What is expected: Pictures aside, quote the whole listing exactly.

*-*-*

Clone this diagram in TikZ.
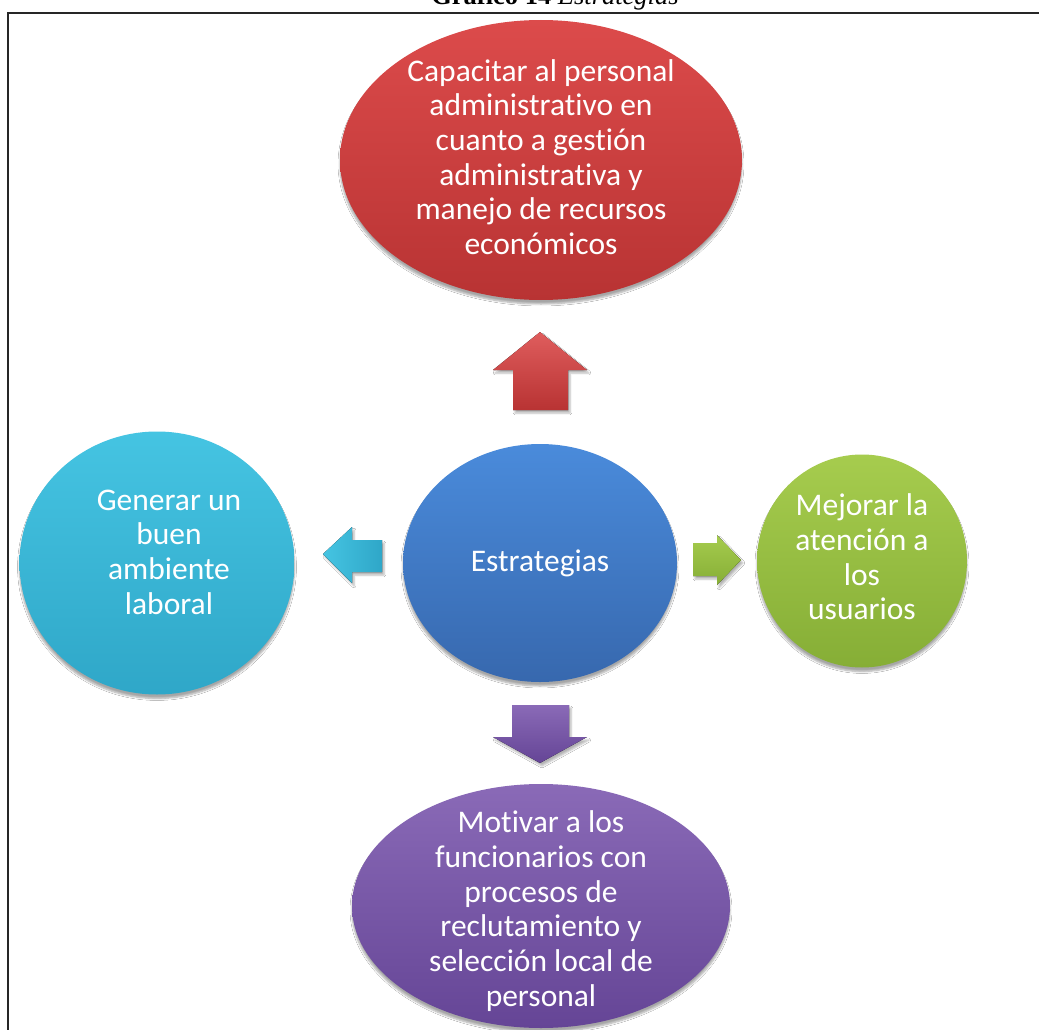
\documentclass[tikz,border=0pt]{standalone}
\usepackage{fontspec}
\setmainfont{Carlito}[Ligatures={NoCommon}]
\newfontfamily\titlefont{Liberation Serif}
\usetikzlibrary{shapes.geometric,shadows.blur}

\definecolor{redT}{HTML}{DC4B4B}
\definecolor{redB}{HTML}{B83333}
\definecolor{blueT}{HTML}{4A8BDB}
\definecolor{blueB}{HTML}{3768AE}
\definecolor{cyanT}{HTML}{45C4E2}
\definecolor{cyanB}{HTML}{2FA7C8}
\definecolor{greenT}{HTML}{A6CC4E}
\definecolor{greenB}{HTML}{86AE36}
\definecolor{purpT}{HTML}{8A6AB7}
\definecolor{purpB}{HTML}{654596}

\tikzset{
  bubble/.style={ellipse, inner sep=0pt, draw=none,
    blur shadow={shadow xshift=0pt, shadow yshift=-4pt, shadow blur steps=6, shadow opacity=35}},
  bubbletext/.style={text=white, align=center, font=\fontsize{31.5}{34.7}\selectfont},
  blockarrow/.style={draw=none,
    blur shadow={shadow xshift=2pt, shadow yshift=-3pt, shadow blur steps=4, shadow opacity=30}},
}

\begin{document}
\begin{tikzpicture}[x=1pt,y=-1pt]
\clip (0,0) rectangle (1039,1030);
\fill[white] (0,0) rectangle (1039,1030);

% caption (cut by the page top)
\node[anchor=base, inner sep=0pt, font=\titlefont\fontsize{26.5}{30}\selectfont] (title) at (555,4.5)
  {\textbf{Gráfico 14} \textit{Estrategias}};

% frame
\draw[line width=1.8pt, black!85] (8,1040) -- (8,13) -- (1045,13);

% bubbles
\node[bubble, minimum width=402pt, minimum height=280pt, top color=redT, bottom color=redB] (top) at (541,160) {};
\node[bubble, minimum width=274pt, minimum height=238pt, top color=blueT, bottom color=blueB] (center) at (540,563) {};
\node[bubble, minimum width=275pt, minimum height=263pt, top color=cyanT, bottom color=cyanB] (left) at (157,563) {};
\node[bubble, minimum width=210pt, minimum height=213pt, top color=greenT, bottom color=greenB] (right) at (862,561) {};
\node[bubble, minimum width=378pt, minimum height=244pt, top color=purpT, bottom color=purpB] (bottom) at (541,906) {};

% bubble texts
\node[bubbletext] (toptext) at (541,157) {Capacitar al personal\\administrativo en\\cuanto a gestión\\administrativa y\\manejo de recursos\\económicos};
\node[bubbletext] (centertext) at (540,563) {Estrategias};
\node[bubbletext] (lefttext) at (169,552) {Generar un\\buen\\ambiente\\laboral};
\node[bubbletext] (righttext) at (862,557) {Mejorar la\\atención a\\los\\usuarios};
\node[bubbletext] (bottomtext) at (541,911) {Motivar a los\\funcionarios con\\procesos de\\reclutamiento y\\selección local de\\personal};

% block arrows
\fill[blockarrow, top color=redT!90!white, bottom color=redB]
  (540,332) -- (587,370) -- (568,370) -- (568,410) -- (513,410) -- (513,370) -- (493,370) -- cycle;
\fill[blockarrow, left color=cyanT, right color=cyanB]
  (323,554) -- (352,527) -- (352,540) -- (382,540) -- (382,572) -- (352,572) -- (352,583) -- cycle;
\fill[blockarrow, top color=greenT, bottom color=greenB]
  (741,560) -- (717,535) -- (717,543) -- (693,543) -- (693,576) -- (717,576) -- (717,585) -- cycle;
\fill[blockarrow, top color=purpT, bottom color=purpB]
  (540,763) -- (587,737) -- (569,737) -- (569,705) -- (512,705) -- (512,737) -- (493,737) -- cycle;
\end{tikzpicture}
\end{document}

*-*-*

Exercise result:
Clone this diagram in TikZ.
\documentclass[tikz,border=0pt]{standalone}
\usepackage{fontspec}
\setmainfont{Carlito}[Ligatures={NoCommon}]
\newfontfamily\titlefont{Liberation Serif}
\usetikzlibrary{shapes.geometric,shadows.blur}

\definecolor{redT}{HTML}{DC4B4B}
\definecolor{redB}{HTML}{B83333}
\definecolor{blueT}{HTML}{4A8BDB}
\definecolor{blueB}{HTML}{3768AE}
\definecolor{cyanT}{HTML}{45C4E2}
\definecolor{cyanB}{HTML}{2FA7C8}
\definecolor{greenT}{HTML}{A6CC4E}
\definecolor{greenB}{HTML}{86AE36}
\definecolor{purpT}{HTML}{8A6AB7}
\definecolor{purpB}{HTML}{654596}

\tikzset{
  bubble/.style={ellipse, inner sep=0pt, draw=none,
    blur shadow={shadow xshift=0pt, shadow yshift=-4pt, shadow blur steps=6, shadow opacity=35}},
  bubbletext/.style={text=white, align=center, font=\fontsize{31.5}{34.7}\selectfont},
  blockarrow/.style={draw=none,
    blur shadow={shadow xshift=2pt, shadow yshift=-3pt, shadow blur steps=4, shadow opacity=30}},
}

\begin{document}
\begin{tikzpicture}[x=1pt,y=-1pt]
\clip (0,0) rectangle (1039,1030);
\fill[white] (0,0) rectangle (1039,1030);

% caption (cut by the page top)
\node[anchor=base, inner sep=0pt, font=\titlefont\fontsize{26.5}{30}\selectfont] (title) at (555,4.5)
  {\textbf{Gráfico 14} \textit{Estrategias}};

% frame
\draw[line width=1.8pt, black!85] (8,1040) -- (8,13) -- (1045,13);

% bubbles
\node[bubble, minimum width=402pt, minimum height=280pt, top color=redT, bottom color=redB] (top) at (541,160) {};
\node[bubble, minimum width=274pt, minimum height=238pt, top color=blueT, bottom color=blueB] (center) at (540,563) {};
\node[bubble, minimum width=275pt, minimum height=263pt, top color=cyanT, bottom color=cyanB] (left) at (157,563) {};
\node[bubble, minimum width=210pt, minimum height=213pt, top color=greenT, bottom color=greenB] (right) at (862,561) {};
\node[bubble, minimum width=378pt, minimum height=244pt, top color=purpT, bottom color=purpB] (bottom) at (541,906) {};

% bubble texts
\node[bubbletext] (toptext) at (541,157) {Capacitar al personal\\administrativo en\\cuanto a gestión\\administrativa y\\manejo de recursos\\económicos};
\node[bubbletext] (centertext) at (540,563) {Estrategias};
\node[bubbletext] (lefttext) at (169,552) {Generar un\\buen\\ambiente\\laboral};
\node[bubbletext] (righttext) at (862,557) {Mejorar la\\atención a\\los\\usuarios};
\node[bubbletext] (bottomtext) at (541,911) {Motivar a los\\funcionarios con\\procesos de\\reclutamiento y\\selección local de\\personal};

% block arrows
\fill[blockarrow, top color=redT!90!white, bottom color=redB]
  (540,332) -- (587,370) -- (568,370) -- (568,410) -- (513,410) -- (513,370) -- (493,370) -- cycle;
\fill[blockarrow, left color=cyanT, right color=cyanB]
  (323,554) -- (352,527) -- (352,540) -- (382,540) -- (382,572) -- (352,572) -- (352,583) -- cycle;
\fill[blockarrow, top color=greenT, bottom color=greenB]
  (741,560) -- (717,535) -- (717,543) -- (693,543) -- (693,576) -- (717,576) -- (717,585) -- cycle;
\fill[blockarrow, top color=purpT, bottom color=purpB]
  (540,763) -- (587,737) -- (569,737) -- (569,705) -- (512,705) -- (512,737) -- (493,737) -- cycle;
\end{tikzpicture}
\end{document}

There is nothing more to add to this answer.